Er beschuldigte die Wähler der prestigeträchtigen Auszeichnung, bestehend aus selektierten, renommierten Journalisten der Basketballszene, des Rassismus aufgrund ihrer eigenen weissen Abstammung. Dies sei der Grund, weshalb die weissen MVPs der Vergangenheit allesamt schlechtere Statistiken aufwiesen als ihre schwarzen Konkurrenten in der jeweiligen Saison. Perkins deutete mit dieser Aussage an, dass die weissen MVPs in der Geschichte der NBA ihre Auszeichnung aufgrund anderer Gründe erhalten hätten als ihrer Leistungen. Eine Bevorteilung aufgrund ihrer Hautbeschaffenheit liege vor.
Sein Co-Analyst, der weisse NBA-Veteran JJ Reddick, hielt vehement gegen diese Aussage, verneinte die fehlende Diversität unter den Journalisten und beschuldigte gar die Sendung für die Verbreitung solcher fauler Anschuldigungen und latenter Narrative. Trotz grosser Empörung von Kendrick Perkins musste sich die Moderatorin der Show in der nächsten Sendung für die Falschheit der Aussage von Perkins entschuldigen und bestätigte «Reddicks Aussage, dass die wählenden Journalisten ein Panel von diversen Hintergründen sind».

Was sollen Sportsender beim Thema Aktivismus nun tun?
Die NBA-Legende Charles Barkley, selbst eine der grössten Figuren im amerikanischen Sportfernsehen, kritisierte ESPN im Hinblick auf das Perkins-Dilemma stark für ihre langjährige Produktion von «dummen Debatten». Da in einigen Sportsendungen eine gewisse Politisierung und klare Stellungnahmen inzwischen an der Tagesordnung sind, bewegt sich das Sportfernsehen in eine brisante und unsichere Richtung.
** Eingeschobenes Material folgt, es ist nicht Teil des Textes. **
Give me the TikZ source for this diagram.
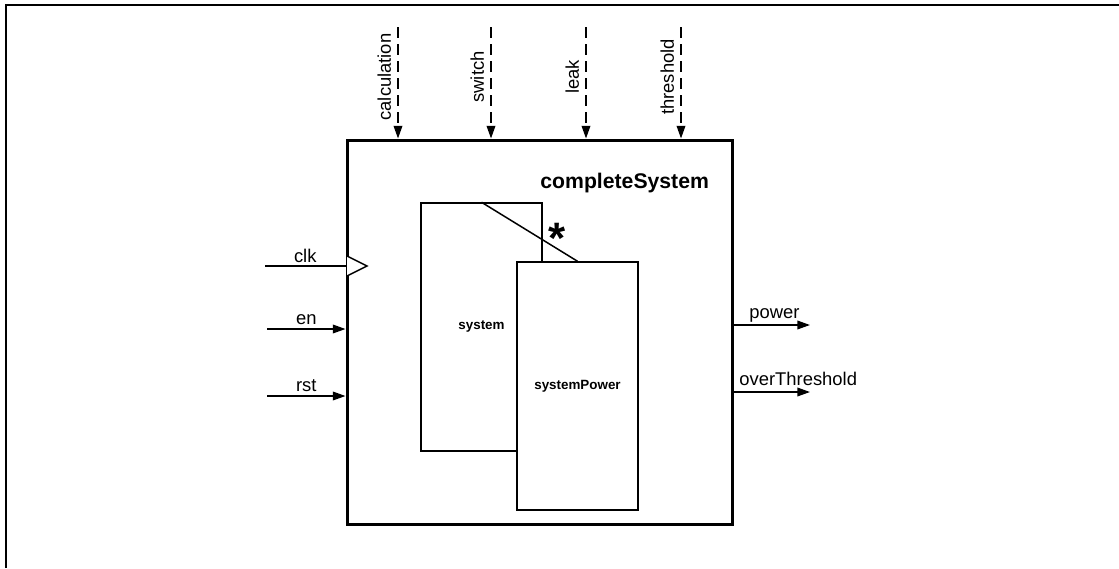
\documentclass[tikz,border=0pt]{standalone}
\usepackage{fontspec}
\setmainfont{Liberation Sans}
\usetikzlibrary{arrows.meta, positioning, calc}

\begin{document}
\begin{tikzpicture}[x=0.5pt, y=-0.5pt,
            outerbox/.style={draw, line width=1.5pt, minimum width=192.5pt, minimum height=192pt, inner sep=0pt},
            innerbox/.style={draw, line width=0.75pt, fill=white, minimum width=60.5pt, minimum height=124pt, inner sep=0pt, font=\fontsize{6.7}{8}\selectfont\bfseries},
            wire/.style={line width=0.75pt},
            sig/.style={wire, -{Triangle[length=6.3pt, width=4.3pt]}},
            param/.style={sig, dash pattern=on 5.5pt off 3pt},
            lbl/.style={font=\fontsize{9.2}{11}\selectfont},
            inlbl/.style={lbl, anchor=base, yshift=2.5pt}
        ]
            \useasboundingbox (0,0) rectangle (1119,568);
            \draw[wire] (6,568) -- (6,5) -- (1119,5);

            \node[outerbox] (completeSystem) at (539.5,332) {};
            \node[anchor=east, font=\fontsize{10.6}{12}\selectfont\bfseries] (title) at (716,183) {completeSystem};

            \node[innerbox] (system) at (481.5,327) {system};
            \node[innerbox] (systemPower) at (577.5,386) {systemPower};
            \draw[wire] (system.north) -- (systemPower.north);
            \node[anchor=base, font=\fontsize{22}{24}\selectfont\bfseries] (star) at (557,253) {*};

            % parameters
            \coordinate (calcIn) at (398,27);
            \coordinate (switchIn) at (491,27);
            \coordinate (leakIn) at (586,27);
            \coordinate (threshIn) at (681,27);
            \draw[param] (calcIn) -- (calcIn |- completeSystem.north);
            \draw[param] (switchIn) -- (switchIn |- completeSystem.north);
            \draw[param] (leakIn) -- (leakIn |- completeSystem.north);
            \draw[param] (threshIn) -- (threshIn |- completeSystem.north);
            \node[lbl, rotate=90, anchor=south] at (398,77) {calculation};
            \node[lbl, rotate=90, anchor=south] at (491,77) {switch};
            \node[lbl, rotate=90, anchor=south] at (586,77) {leak};
            \node[lbl, rotate=90, anchor=south] at (681,77) {threshold};

            % inputs
            \coordinate (clkIn) at (265,266);
            \coordinate (enIn) at (267,329);
            \coordinate (rstIn) at (267,396);
            \draw[wire] (clkIn) -- node[inlbl, yshift=-0.5pt] {clk} (clkIn -| completeSystem.west);
            \draw[wire, fill=white] ($(clkIn -| completeSystem.west)+(1.5,-10)$) -- ($(clkIn -| completeSystem.west)+(21.5,0)$) -- ($(clkIn -| completeSystem.west)+(1.5,10)$);
            \draw[sig] (enIn) -- node[inlbl] {en} (enIn -| completeSystem.west);
            \draw[sig] (rstIn) -- node[inlbl] {rst} (rstIn -| completeSystem.west);

            % outputs
            \coordinate (powerOut) at (810,325);
            \coordinate (overOut) at (810,392);
            \draw[sig] (powerOut -| completeSystem.east) -- (powerOut);
            \draw[sig] (overOut -| completeSystem.east) -- (overOut);
            \node[lbl, anchor=base west, inner sep=1pt] at (747,318) {power};
            \node[lbl, anchor=base west, inner sep=1pt] at (737,385) {overThreshold};
        \end{tikzpicture}
\end{document}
Die Annahme, dass sich Sportler zu gesellschaftlichen Themen äussern sollen, sorgt für viel Diskussionsstoff und auch Kritik. Für viele Menschen ist der Sport eine Ausflucht, eine Freude in einem sorgenvollen Alltag. Ist es nun an Sportlern, diese Probleme auch weiterhin aufzugreifen und ihre Meinung kundzutun? In den Medien, insbesondere ersichtlich in der jüngsten Debatte rund um Gary Lineker, spalten sich hierbei die Lager.
Auch wenn in Europa die Bewegung der politisch aufgeladenen Sportdebatten sicherlich nicht so brisant ist wie in den Vereinigten Staaten, so setzt sich dieser Trend inzwischen auch in Europa fest. Im englischen Fernsehen sind die beiden «Garys», Lineker und Neville, bekannt für ihre politisierenden Aussagen im Fernsehen. Während sie von gewissen gepriesen werden, werden sie von anderen Zuschauern verdammt. Und wiederum andere möchten einfach nur ihren Sport geniessen. Was ist nun die richtige Lösung?
Der Sport wird immer eine relevante gesellschaftliche Plattform sein. Die Frage stellt sich nur, wie diese Plattform sich in die Gesellschaft einzubinden hat. Und das Kendrick-Perkins-Dilemma hat gezeigt, dass es auch in Zukunft eine Frage der Gestaltung bleiben wird.